Rouson's failure to inform his fellow Democrats, who depend in a large part on his fundraising prowess, deepened divisions within the caucus.
"Obviously there's been a very big blip on the radar," Rep. Mark Pafford, D-West Palm Beach, said about the firings and Rouson's future. "The chatter unfortunately has been witnessed publicly, notably the one in Fort Lauderdale. There's been continued pushback. I don't know if this will lead to a recall type of situation. Really at this point everything is up to Darryl."
At a June caucus meeting in Fort Lauderdale, Clelland accused Rouson of alienating the state's teachers' union, the Florida Education Association, and the trial lawyers' organization, the Florida Justice Association -- cornerstones of the party's base. He reiterated that criticism Friday.
"I don't think he's good for our caucus," Clelland said.
Other Democrats were more circumspect. Rep. Alan Williams, a Tallahassee Democrat who briefly ran for leader-designate before backing Jones, said caucus members need "clarity" on the issue.
"There are a lot more questions than answers at this time," Williams said.
Democrats don't currently have a caucus meeting scheduled for the first week of legislative committee work, which begins Sept. 23. And it's not clear that the caucus' current rules contemplate a situation where the leader-designate would be removed from office.

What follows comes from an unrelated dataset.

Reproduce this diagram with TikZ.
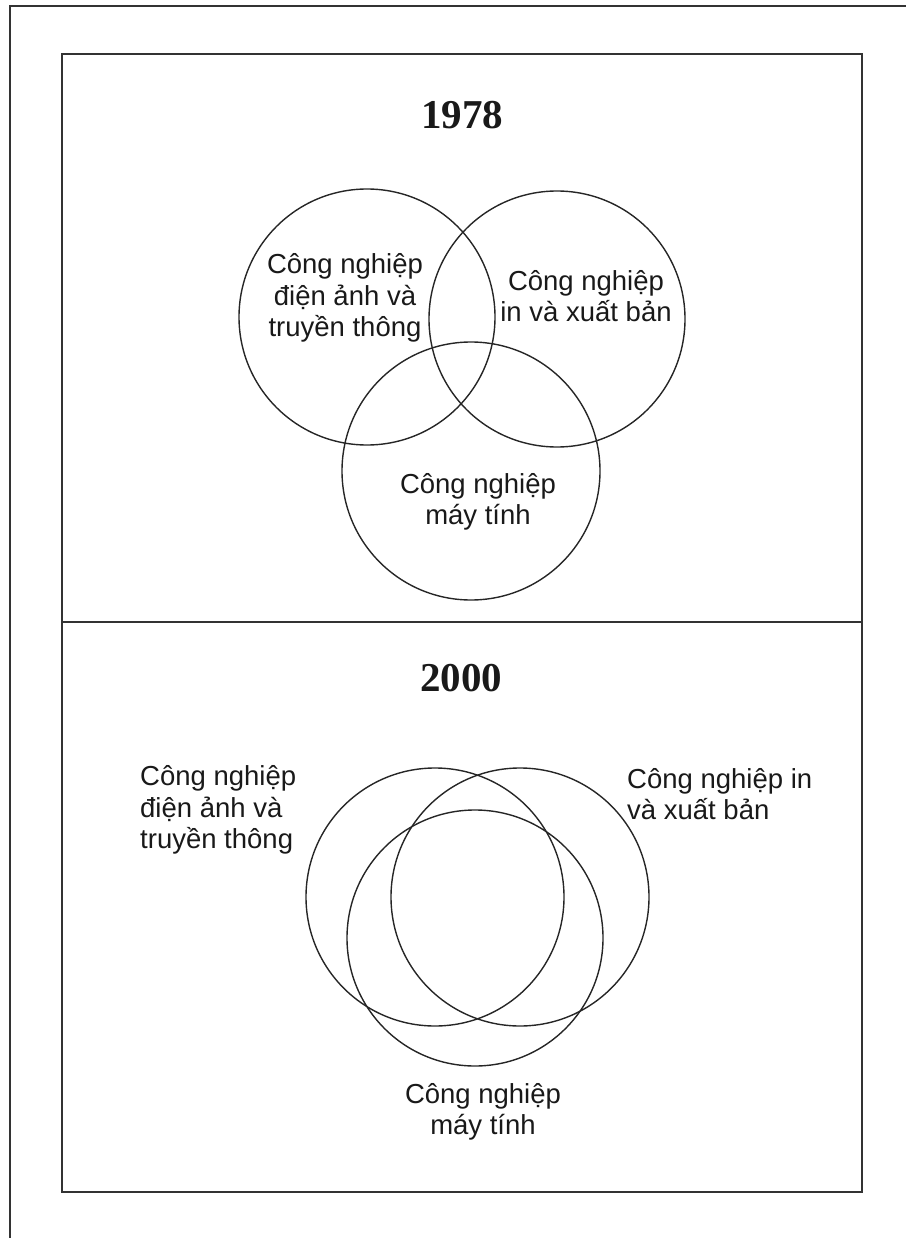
\documentclass[tikz,border=0pt]{standalone}
\usepackage{fontspec}
\setmainfont{Liberation Sans}
\newfontfamily\titlefont{Liberation Serif}
\begin{document}
\begin{tikzpicture}[x=1pt,y=-1pt,
  frame/.style={draw=black!80,line width=1.8pt},
  venn/.style={draw=black!85,line width=1.4pt},
  lbl/.style={font=\fontsize{27.5}{31.5}\selectfont,text=black!90,inner sep=0pt},
  yr/.style={font=\titlefont\bfseries\fontsize{41}{44}\selectfont,text=black!90,inner sep=0pt}]
\useasboundingbox (0,0) rectangle (905,1238);
% outer page frame
\coordinate (ol) at (10,1240);
\coordinate (otl) at (10,6);
\coordinate (otr) at (907,6);
\draw[frame] (ol) -- (otl) -- (otr);
% inner frame and divider
\draw[frame] (62,54) rectangle (862,1192);
\coordinate (dl) at (62,622);
\coordinate (dr) at (862,622);
\draw[frame] (dl) -- (dr);
% 1978 part
\node[yr] (y1) at (462,115) {1978};
\draw[venn] (367,317) circle (128);
\draw[venn] (557,319) circle (128);
\draw[venn] (471,471) circle (129);
\node[lbl,align=center] (a1) at (345,298) {Công nghiệp\\điện ảnh và\\truyền thông};
\node[lbl,align=center] (b1) at (586,296) {Công nghiệp\\in và xuất bản};
\node[lbl,align=center] (c1) at (478,502) {Công nghiệp\\máy tính};
% 2000 part
\node[yr] (y2) at (461,678) {2000};
\draw[venn] (435,897) circle (129);
\draw[venn] (520,897) circle (129);
\draw[venn] (475,938) circle (128);
\node[lbl,align=left,anchor=west] (a2) at (140,810) {Công nghiệp\\điện ảnh và\\truyền thông};
\node[lbl,align=left,anchor=west] (b2) at (627,794) {Công nghiệp in\\và xuất bản};
\node[lbl,align=center] (c2) at (483,1112) {Công nghiệp\\máy tính};
\end{tikzpicture}
\end{document}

Rouson would still have to win a formal vote after the 2014 elections to take over as Democratic leader, but that vote is generally ceremonial and uncontested.
Thurston said he's reaching out to members to unify the caucus while advising them to stay out of the dispute between Tant and Rouson.
"Our message is this does not involve you. This does not involve us," Thurston said. "I'd say we've had enough of letters circulating and displayed. So I'm going to be talking to members directly. This is just a molehill."
Rouson can use the flap to prove his skills as a leader, Pafford said.
"Darryl has an opportunity to use this as a learning experience. If he takes the right steps to correct things, he may be able to maintain some confidence with supporters and win their confidence," Pafford said.